• Source material
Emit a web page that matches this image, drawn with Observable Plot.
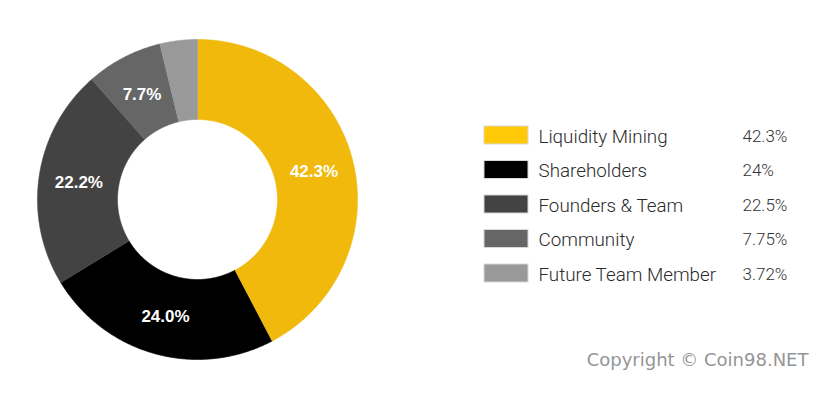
<!DOCTYPE html>
<html><head><meta charset="utf-8">
<script src="https://cdn.jsdelivr.net/npm/d3@7"></script>
<script src="https://cdn.jsdelivr.net/npm/@observablehq/plot@0.6"></script>
<style>body{margin:0;background:#fff;}</style>
</head><body><div id="chart"></div>
<script>
const categories = ["Liquidity Mining", "Shareholders", "Founders & Team", "Community", "Future Team Member"];
const sliceValues = [42.3, 24.0, 22.2, 7.7, 3.8];
const sliceLabels = ["42.3%", "24.0%", "22.2%", "7.7%", ""];
const legendValues = ["42.3%", "24%", "22.5%", "7.75%", "3.72%"];
const sliceColors = ["#F0B90B", "#000000", "#434343", "#666666", "#999999"];
const swatchColors = ["#FFC907", "#000000", "#434343", "#666666", "#999999"];
const copyright = "Copyright © Coin98.NET";

// layout
const cx = 197, cy = 199, rOuter = 160, rInner = 80, rLabel = 120;
const total = d3.sum(sliceValues);
let acc = 0;
const slices = sliceValues.map((v, i) => {
  const a0 = acc / total * 2 * Math.PI; acc += v;
  const a1 = acc / total * 2 * Math.PI;
  return {i, a0, a1, mid: (a0 + a1) / 2, label: sliceLabels[i], name: categories[i]};
});
function ring(s) {
  const n = Math.max(2, Math.ceil((s.a1 - s.a0) / (Math.PI / 360)));
  const pts = [];
  for (let k = 0; k <= n; k++) { const a = s.a0 + (s.a1 - s.a0) * k / n; pts.push({x: cx + rOuter * Math.sin(a), y: cy - rOuter * Math.cos(a)}); }
  for (let k = n; k >= 0; k--) { const a = s.a0 + (s.a1 - s.a0) * k / n; pts.push({x: cx + rInner * Math.sin(a), y: cy - rInner * Math.cos(a)}); }
  return pts;
}
const rowY0 = 135, rowStep = 34.5;
const legend = categories.map((c, i) => ({name: c, value: legendValues[i], y: rowY0 + i * rowStep, color: swatchColors[i]}));

const marks = [];
slices.forEach(s => {
  marks.push(Plot.line(ring(s), {x: "x", y: "y", fill: sliceColors[s.i], stroke: sliceColors[s.i], strokeWidth: 0.6, curve: "linear"}));
});
marks.push(Plot.text(slices.filter(s => s.label), {
  x: s => cx + rLabel * Math.sin(s.mid), y: s => cy - rLabel * Math.cos(s.mid) + 1, text: "label",
  fill: "white", fontWeight: "bold", fontSize: 17, fontFamily: "Liberation Sans, Arial, sans-serif"
}));
marks.push(Plot.rect(legend, {x1: 484, x2: 528, y1: d => d.y - 9, y2: d => d.y + 9, fill: "color", stroke: "#d8d8d8", strokeWidth: 1}));
marks.push(Plot.text(legend, {x: 538, y: d => d.y + 1, text: "name", textAnchor: "start", fontSize: 18.8, fontWeight: 300, fill: "#2a2a2a", fontFamily: "Roboto, sans-serif"}));
marks.push(Plot.text(legend, {x: 742, y: d => d.y + 1, text: "value", textAnchor: "start", fontSize: 17, fontWeight: 300, fill: "#333", fontFamily: "Roboto, sans-serif"}));
marks.push(Plot.text([copyright], {x: 808, y: 360, text: d => d, textAnchor: "end", fontSize: 18, fontWeight: 400, fill: "#959595", fontFamily: "DejaVu Sans, sans-serif"}));

const chart = Plot.plot({
  width: 832, height: 396, margin: 0,
  x: {domain: [0, 832], range: [0, 832], axis: null},
  y: {domain: [0, 396], range: [0, 396], axis: null},
  style: {background: "#fff"},
  marks
});
document.getElementById("chart").append(chart);
</script>
</body></html>
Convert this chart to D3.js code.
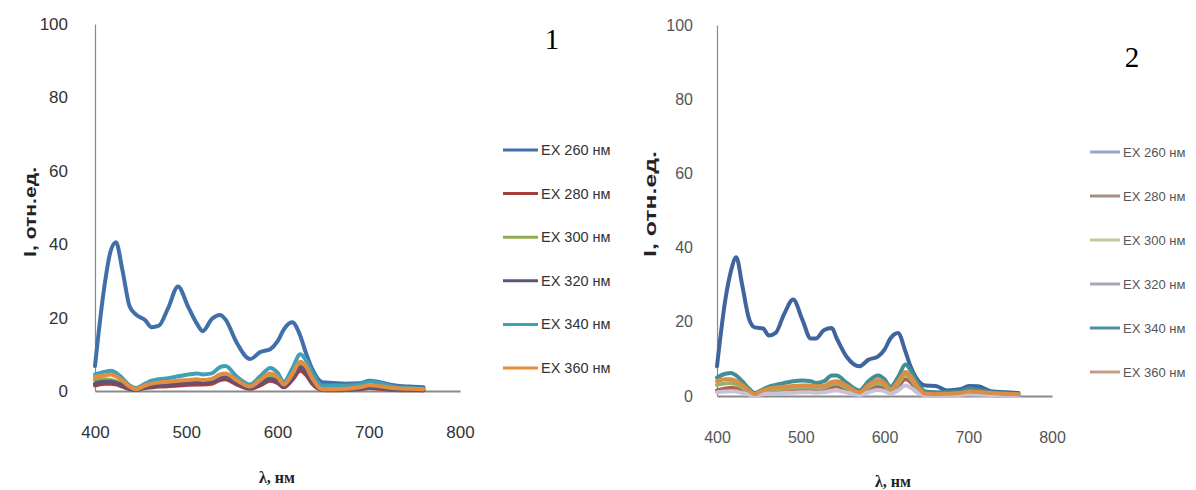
<!DOCTYPE html>
<html><head><meta charset="utf-8">
<script src="https://cdn.jsdelivr.net/npm/d3@7"></script>
<style>body{margin:0;background:#fff}svg{display:block}</style>
</head><body>
<svg id="chart" width="1196" height="490"></svg>
<script>
// ---------------- data ----------------
const wavelengths = [400,410,417,423,430,438,445,455,462,470,480,491,502,512,518,528,537,543,555,570,581,592,600,607,616,625,631,638,649,661,675,690,701,712,727,745,760];
const seriesNames = ["EX 260 нм","EX 280 нм","EX 300 нм","EX 320 нм","EX 340 нм","EX 360 нм"];
const xTicks = [400,500,600,700,800];
const yTicks = [0,20,40,60,80,100];
const panelLabels = ["1","2"];
const xTitle = "λ, нм";
const yTitle = "I, отн.ед.";

// panel 1
const p1_ex260 = [6.8,28,38,40.5,33,23,20.8,19.3,17.4,17.8,22.5,28.5,23,18.2,16.3,19.6,20.7,19.5,13.3,8.7,10.6,11.4,13.5,16.8,18.7,15,10.5,6,2.4,2.2,2,2.1,2.8,2.4,1.6,1.2,1];
const p1_ex280 = [1.5,2,2,1.8,1.2,0.5,0.3,0.8,1,1.2,1.3,1.5,1.7,1.8,1.8,2,3,3.2,1.8,0.6,1.5,2.8,2.2,1,3,5.5,4.5,2,0.3,0.2,0.3,0.5,0.8,0.6,0.3,0.2,0.2];
const p1_ex300 = [3,3.2,3,2.6,2,0.8,0.4,1.2,1.6,2,2.2,2.5,2.8,3,2.8,3,4,4.2,2.5,1,2.5,4,3.2,1.5,4,7.5,6,3,0.5,0.4,0.5,0.8,1.2,1,0.5,0.4,0.3];
const p1_ex320 = [2,2.5,2.5,2.2,1.6,0.6,0.3,1,1.3,1.6,1.8,2,2.3,2.4,2.3,2.5,3.5,3.6,2.2,0.8,2,3.3,2.6,1.2,3.5,6.5,5.2,2.5,0.4,0.3,0.4,0.6,1,0.8,0.4,0.3,0.2];
const p1_ex340 = [4.5,5.2,5.5,5,3.5,1.5,0.8,2,2.8,3.2,3.5,4,4.5,4.8,4.5,4.8,6.5,6.8,4,1.8,4,6.3,5,2.5,6,10,8.5,5,1.5,1.5,1.5,1.8,2.6,2.2,1.2,0.8,0.6];
const p1_ex360 = [3.8,4.3,4.5,4,2.8,1.2,0.5,1.5,2,2.3,2.5,2.8,3,3.2,3,3.3,4.5,4.8,3,1.2,3,4.8,3.8,1.8,4.5,8,6.8,3.5,0.5,0.5,0.6,1,1.6,1.3,0.8,0.6,0.5];

// panel 2
const p2_ex260 = [8,26,34,37.4,30,21,18.5,18.2,16.3,17,22,26,20.5,15.5,15.5,17.8,18.3,15.5,10.5,8,9.8,10.6,12.5,15.5,17,12,8,4.8,2.8,2.7,1.5,1.8,2.7,2.6,1.3,1,0.8];
const p2_ex280 = [1.5,2,2.2,2,1.4,0.6,0.3,0.8,1,1.1,1.2,1.4,1.5,1.5,1.4,1.6,2.4,2.6,1.5,0.5,1.4,2.4,2,0.9,2.5,4.5,3.8,1.8,0.3,0.2,0.3,0.4,0.7,0.6,0.3,0.2,0.2];
const p2_ex300 = [3,3.4,3.5,3.1,2.3,1,0.4,1.2,1.6,1.8,2,2.2,2.3,2.3,2.1,2.3,3.2,3.4,2.2,0.8,2.4,3.6,2.9,1.4,3.2,5.8,4.8,2.5,0.5,0.4,0.5,0.7,1,0.9,0.6,0.4,0.3];
const p2_ex320 = [1,1.2,1.3,1.2,0.8,0.4,0.2,0.5,0.6,0.7,0.8,0.9,1,1,0.9,1,1.4,1.5,0.9,0.3,1,1.6,1.3,0.6,1.5,2.8,2.3,1.1,0.2,0.1,0.2,0.3,0.5,0.4,0.2,0.1,0.1];
const p2_ex340 = [5,6,6.2,5.5,4,2,0.8,1.8,2.5,3,3.5,4,4.2,4,3.5,4,5.5,5.5,3.5,1.5,4,5.5,4.5,2.5,5,8.5,7,4,1.2,1,1,1.2,2,1.6,1,0.7,0.5];
const p2_ex360 = [4,4.5,4.5,4,3,1.5,0.5,1.5,2,2.3,2.5,2.7,2.8,2.8,2.6,2.8,3.8,4,2.7,1,3,4.3,3.5,1.8,3.8,6.5,5.5,3,0.6,0.5,0.6,0.8,1.2,1.1,0.8,0.6,0.5];

// ---------------- styles ----------------
const lineColors1 = ["#416fa9","#a63e3b","#8fac4e","#5f5379","#3fa0b8","#e58d3e"];
const lineColors2 = ["#3f649e","#b0644e","#9ab06a","#c8c2d8","#3f8f94","#db8c45"];
const legendColors2 = ["#93a9c9","#a88c80","#bccda0","#aaa4c0","#4d8ca0","#c89a88"];

const panels = [
  {series:[p1_ex260,p1_ex280,p1_ex300,p1_ex320,p1_ex340,p1_ex360], colors:lineColors1, legendColors:lineColors1,
   x0:95, x1:460, yTop:24, yBot:391, tickRight:68, xLabelY:438, xTitleX:277, xTitleY:483, yTitleX:36, yTitleMid:212, yTitleLen:90,
   legendX0:503, legendX1:538, legendY0:150, legendStep:43.6, legendFont:14.5, legendTextColor:"#333", tickColor:"#333", tickFont:17,
   labelX:552, labelY:49},
  {series:[p2_ex260,p2_ex280,p2_ex300,p2_ex320,p2_ex340,p2_ex360], colors:lineColors2, legendColors:legendColors2,
   x0:717, x1:1052, yTop:25, yBot:396, tickRight:693, xLabelY:443, xTitleX:893, xTitleY:487, yTitleX:656, yTitleMid:204, yTitleLen:106,
   legendX0:1090, legendX1:1120, legendY0:152, legendStep:44, legendFont:13, legendTextColor:"#555", tickColor:"#555", tickFont:16,
   labelX:1132, labelY:67}
];

const svg = d3.select("#chart");

panels.forEach((p, pi) => {
  const x = d3.scaleLinear().domain([400,800]).range([p.x0,p.x1]);
  const y = d3.scaleLinear().domain([0,100]).range([p.yBot,p.yTop]);
  const g = svg.append("g");

  // y axis
  const yAxis = d3.axisLeft(y).tickValues(yTicks).tickSize(0).tickPadding(p.x0 - p.tickRight);
  const ya = g.append("g").attr("transform",`translate(${p.x0},0)`).call(yAxis);
  ya.select(".domain").attr("stroke","#8a8a8a").attr("stroke-width",1.2);
  ya.selectAll("text").attr("font-family","Liberation Sans, Arial, sans-serif").attr("font-size",p.tickFont).attr("fill",p.tickColor);

  // x axis
  const xAxis = d3.axisBottom(x).tickValues(xTicks).tickSize(0).tickPadding(0);
  const xa = g.append("g").attr("transform",`translate(0,${p.yBot})`).call(xAxis);
  xa.select(".domain").attr("stroke","#8a8a8a").attr("stroke-width",2);
  xa.selectAll("text").attr("font-family","Liberation Sans, Arial, sans-serif").attr("font-size",p.tickFont).attr("fill",p.tickColor)
    .attr("dy",null).attr("y",p.xLabelY - p.yBot);

  // lines
  const line = d3.line().x((d,i)=>x(wavelengths[i])).y(d=>y(d)).curve(d3.curveMonotoneX);
  p.series.forEach((s,si)=>{
    g.append("path").datum(s).attr("d",line).attr("fill","none")
      .attr("stroke",p.colors[si]).attr("stroke-width",4)
      .attr("stroke-linejoin","round").attr("stroke-linecap","round");
  });

  // legend
  seriesNames.forEach((name,si)=>{
    const ly = p.legendY0 + si*p.legendStep;
    g.append("line").attr("x1",p.legendX0).attr("x2",p.legendX1).attr("y1",ly).attr("y2",ly)
      .attr("stroke",p.legendColors[si]).attr("stroke-width",3);
    g.append("text").attr("x",p.legendX1+3).attr("y",ly).attr("dy","0.35em")
      .attr("font-family","Liberation Sans, Arial, sans-serif").attr("font-size",p.legendFont)
      .attr("fill",p.legendTextColor).text(name);
  });

  // axis titles
  g.append("text").attr("x",p.xTitleX).attr("y",p.xTitleY).attr("text-anchor","middle")
    .attr("font-family","Liberation Serif, Times New Roman, serif").attr("font-weight","bold").attr("font-size",16)
    .attr("fill","#222").text(xTitle);
  g.append("text").attr("transform",`translate(${p.yTitleX},${p.yTitleMid}) rotate(-90)`).attr("text-anchor","middle")
    .attr("font-family","Liberation Sans, Arial, sans-serif").attr("font-weight","bold").attr("font-size",16)
    .attr("textLength",p.yTitleLen).attr("lengthAdjust","spacingAndGlyphs")
    .attr("fill","#222").text(yTitle);

  // panel label
  g.append("text").attr("x",p.labelX).attr("y",p.labelY).attr("text-anchor","middle")
    .attr("font-family","Liberation Serif, Times New Roman, serif").attr("font-size",29)
    .attr("fill","#000").text(panelLabels[pi]);
});
</script>
</body></html>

• Problem to work on
Using the records above, copy each line that contains "this".

• Finished exercise
Emit a web page that matches this image, drawn with Observable Plot.
Convert this chart to D3.js code.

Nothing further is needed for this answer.